Así, las teorías económicas de la Cepal, sumadas a la política internacional de Dwight D. Eisenhower, convergieron para cimentar las bases del BID: el primer banco regional del mundo. Su fundación, en 1959, fue producto de acuerdos –no siempre fáciles– entre todos los países integrantes. Conocí personalmente a Felipe Herrera, director en el Fondo Monetario Internacional y luego primer presidente del BID entre 1960 y 1970; un hombre cálido y afectuoso que fue mi profesor en la Facultad de Leyes en la Universidad de Chile.
Por su intermedio supe de los orígenes y retos de liderar una institución de estas dimensiones durante su primera década de formación, por lo que conozco de primera fuente la legitimidad política sobre la cual el BID cimentó su despegue.
Sin embargo, este precedente se ha roto. Como sabemos, en junio de este año y en plena pandemia, Donald Trump propuso como candidato a presidente del BID al estadounidense Mauricio Claver-Carone, y convocó a una elección cuestionable para este 12 de septiembre. Un gesto de irrupción política, sustentado en ignorar acuerdos históricamente reconocidos desde la primera Asamblea de Gobernadores del BID, en febrero de 1960. Por eso se han registrado tantas reacciones en contra, entre ellas, la de un grupo de expresidentes, quienes denunciamos esta inaceptable irregularidad a mediados de junio.
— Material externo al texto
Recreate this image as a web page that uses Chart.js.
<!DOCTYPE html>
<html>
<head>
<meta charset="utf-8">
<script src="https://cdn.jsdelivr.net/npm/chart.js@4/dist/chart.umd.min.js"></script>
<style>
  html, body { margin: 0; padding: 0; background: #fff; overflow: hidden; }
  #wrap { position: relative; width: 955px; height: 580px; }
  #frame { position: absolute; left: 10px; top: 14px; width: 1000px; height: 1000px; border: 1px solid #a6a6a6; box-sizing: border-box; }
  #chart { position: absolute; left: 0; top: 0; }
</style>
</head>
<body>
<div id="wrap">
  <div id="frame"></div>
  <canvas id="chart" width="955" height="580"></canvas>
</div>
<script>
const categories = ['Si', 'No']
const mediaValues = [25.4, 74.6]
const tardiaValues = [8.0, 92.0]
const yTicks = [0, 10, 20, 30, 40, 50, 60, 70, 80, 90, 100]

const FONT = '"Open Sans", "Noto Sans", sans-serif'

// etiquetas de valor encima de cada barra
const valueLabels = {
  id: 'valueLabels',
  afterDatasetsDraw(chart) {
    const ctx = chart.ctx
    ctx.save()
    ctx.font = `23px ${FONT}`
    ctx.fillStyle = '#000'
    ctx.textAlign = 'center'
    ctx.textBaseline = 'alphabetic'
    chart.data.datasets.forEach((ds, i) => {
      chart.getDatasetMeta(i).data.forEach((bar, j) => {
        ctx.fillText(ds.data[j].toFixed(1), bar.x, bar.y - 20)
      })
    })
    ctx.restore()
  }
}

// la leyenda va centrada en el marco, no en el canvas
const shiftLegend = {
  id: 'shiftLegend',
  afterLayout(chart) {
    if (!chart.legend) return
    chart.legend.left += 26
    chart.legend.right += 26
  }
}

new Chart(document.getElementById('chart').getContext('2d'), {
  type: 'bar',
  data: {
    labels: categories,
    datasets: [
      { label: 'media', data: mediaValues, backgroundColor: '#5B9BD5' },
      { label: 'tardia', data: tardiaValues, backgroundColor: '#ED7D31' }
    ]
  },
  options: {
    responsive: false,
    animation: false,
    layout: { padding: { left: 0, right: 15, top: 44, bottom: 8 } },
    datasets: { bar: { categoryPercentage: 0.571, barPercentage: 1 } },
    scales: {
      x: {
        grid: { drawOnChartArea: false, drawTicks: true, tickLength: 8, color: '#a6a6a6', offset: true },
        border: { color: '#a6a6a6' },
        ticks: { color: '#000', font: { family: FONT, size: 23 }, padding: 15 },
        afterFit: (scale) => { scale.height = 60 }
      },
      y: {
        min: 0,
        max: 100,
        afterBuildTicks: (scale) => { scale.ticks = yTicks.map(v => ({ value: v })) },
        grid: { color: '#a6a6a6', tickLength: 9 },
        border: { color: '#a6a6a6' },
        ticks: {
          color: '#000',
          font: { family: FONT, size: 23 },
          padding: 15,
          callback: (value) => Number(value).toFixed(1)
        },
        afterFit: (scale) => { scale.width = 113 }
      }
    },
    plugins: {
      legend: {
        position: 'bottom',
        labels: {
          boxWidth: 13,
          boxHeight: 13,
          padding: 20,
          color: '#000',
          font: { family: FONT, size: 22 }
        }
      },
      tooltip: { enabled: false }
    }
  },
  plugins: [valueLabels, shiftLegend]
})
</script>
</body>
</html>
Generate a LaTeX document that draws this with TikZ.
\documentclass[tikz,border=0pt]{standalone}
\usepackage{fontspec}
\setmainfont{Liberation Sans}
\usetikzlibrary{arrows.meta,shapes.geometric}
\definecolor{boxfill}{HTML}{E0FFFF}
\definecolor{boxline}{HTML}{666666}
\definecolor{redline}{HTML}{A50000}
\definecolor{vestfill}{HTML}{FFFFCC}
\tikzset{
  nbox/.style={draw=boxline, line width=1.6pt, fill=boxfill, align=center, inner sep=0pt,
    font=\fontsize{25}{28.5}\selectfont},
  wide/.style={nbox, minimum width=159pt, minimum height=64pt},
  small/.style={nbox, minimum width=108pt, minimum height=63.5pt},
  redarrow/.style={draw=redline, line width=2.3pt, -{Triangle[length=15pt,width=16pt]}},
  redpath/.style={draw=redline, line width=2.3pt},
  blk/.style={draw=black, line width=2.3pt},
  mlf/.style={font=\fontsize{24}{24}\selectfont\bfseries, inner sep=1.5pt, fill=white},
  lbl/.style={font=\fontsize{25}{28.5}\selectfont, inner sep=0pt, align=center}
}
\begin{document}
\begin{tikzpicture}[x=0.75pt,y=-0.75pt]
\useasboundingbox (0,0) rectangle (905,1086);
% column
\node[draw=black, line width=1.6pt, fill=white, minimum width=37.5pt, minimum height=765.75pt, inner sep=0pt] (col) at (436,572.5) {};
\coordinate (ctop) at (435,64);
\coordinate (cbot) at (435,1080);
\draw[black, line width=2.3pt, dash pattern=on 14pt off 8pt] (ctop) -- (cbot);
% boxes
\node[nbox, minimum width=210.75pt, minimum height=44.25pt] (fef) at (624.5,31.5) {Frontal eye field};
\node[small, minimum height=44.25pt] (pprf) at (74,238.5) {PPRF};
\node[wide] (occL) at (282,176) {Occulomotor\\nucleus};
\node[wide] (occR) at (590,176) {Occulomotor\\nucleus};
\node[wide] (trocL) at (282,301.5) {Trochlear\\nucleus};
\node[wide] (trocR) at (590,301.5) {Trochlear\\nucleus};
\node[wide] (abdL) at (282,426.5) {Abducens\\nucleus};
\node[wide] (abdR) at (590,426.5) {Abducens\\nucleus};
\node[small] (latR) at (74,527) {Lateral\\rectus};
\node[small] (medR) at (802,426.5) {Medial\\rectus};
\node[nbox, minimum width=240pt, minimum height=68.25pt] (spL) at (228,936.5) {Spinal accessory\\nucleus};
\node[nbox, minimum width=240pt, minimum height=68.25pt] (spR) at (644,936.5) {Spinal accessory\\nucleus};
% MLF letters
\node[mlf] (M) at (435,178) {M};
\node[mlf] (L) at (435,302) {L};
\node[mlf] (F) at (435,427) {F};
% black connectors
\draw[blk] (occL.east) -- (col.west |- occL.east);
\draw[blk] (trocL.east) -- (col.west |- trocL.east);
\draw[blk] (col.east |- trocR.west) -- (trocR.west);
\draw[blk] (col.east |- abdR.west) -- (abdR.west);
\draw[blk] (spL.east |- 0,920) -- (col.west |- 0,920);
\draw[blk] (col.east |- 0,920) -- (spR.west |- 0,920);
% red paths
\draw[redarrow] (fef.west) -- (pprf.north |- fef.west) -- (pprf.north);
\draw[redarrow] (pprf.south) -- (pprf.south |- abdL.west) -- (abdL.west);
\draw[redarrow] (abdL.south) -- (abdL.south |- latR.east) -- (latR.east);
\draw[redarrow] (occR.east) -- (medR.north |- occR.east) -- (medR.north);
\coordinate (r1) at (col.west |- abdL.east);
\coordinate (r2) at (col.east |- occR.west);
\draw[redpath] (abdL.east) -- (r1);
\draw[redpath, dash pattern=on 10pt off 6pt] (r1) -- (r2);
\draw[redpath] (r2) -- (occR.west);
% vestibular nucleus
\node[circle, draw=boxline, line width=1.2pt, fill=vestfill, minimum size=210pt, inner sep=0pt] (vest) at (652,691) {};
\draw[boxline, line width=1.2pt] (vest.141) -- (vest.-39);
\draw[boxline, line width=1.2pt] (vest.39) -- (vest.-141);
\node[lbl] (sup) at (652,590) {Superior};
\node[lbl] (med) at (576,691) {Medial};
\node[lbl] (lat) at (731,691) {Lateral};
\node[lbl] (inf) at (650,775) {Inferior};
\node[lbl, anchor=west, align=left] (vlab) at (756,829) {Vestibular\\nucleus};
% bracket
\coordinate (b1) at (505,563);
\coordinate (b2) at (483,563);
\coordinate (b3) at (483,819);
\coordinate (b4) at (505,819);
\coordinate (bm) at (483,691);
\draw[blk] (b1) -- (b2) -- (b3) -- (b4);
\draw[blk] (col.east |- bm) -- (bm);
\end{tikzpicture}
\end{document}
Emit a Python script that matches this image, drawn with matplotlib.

Ahora, con fundamentos históricos, hemos señalado que estamos frente a un hecho carente de validez política y jurídicamente cuestionable.
La Asamblea General de Naciones Unidas, en Resolución 73/203 de 20 de diciembre de 2018, definió que los actos convertidos en costumbre y consentidos por todas las partes de un acuerdo constituyen derecho. Allí se codificaron los criterios para proceder a la determinación de lo que es “derecho internacional consuetudinario”. El contundente informe jurídico, emitido recientemente por James Spinner –de larga trayectoria en el BID y del cual llegó a ser director de su Departamento Legal–, y por Eugenio Díaz-Bonilla –también de una sólida historia del BID–, señala que si nunca se definió la nacionalidad que debía tener el presidente del banco, pero el contexto y la práctica de todos sus miembros, incluido EE.UU., llevaron a que ese cargo siempre fuera ocupado por un latinoamericano, dejando la vicepresidencia para un norteamericano, ello constituye un antecedente de derecho internacional. Y, en consecuencia, todo cambio a esa norma debe pasar previamente por el conocimiento y decisión de la Asamblea de Gobernadores del banco.
Así, por historia y por derecho, lo que cabe es postergar esa elección para la próxima Asamblea de Gobernadores, ya convocada para marzo de 2021, y allí debatirlo todo. Si la elección se impone, más pronto que tarde será declarada nula. Lo que está en juego no es sólo el futuro del BID, sino el devenir de la convivencia hemisférica y, por cierto, de nuestra propia convivencia latinoamericana y su dignidad.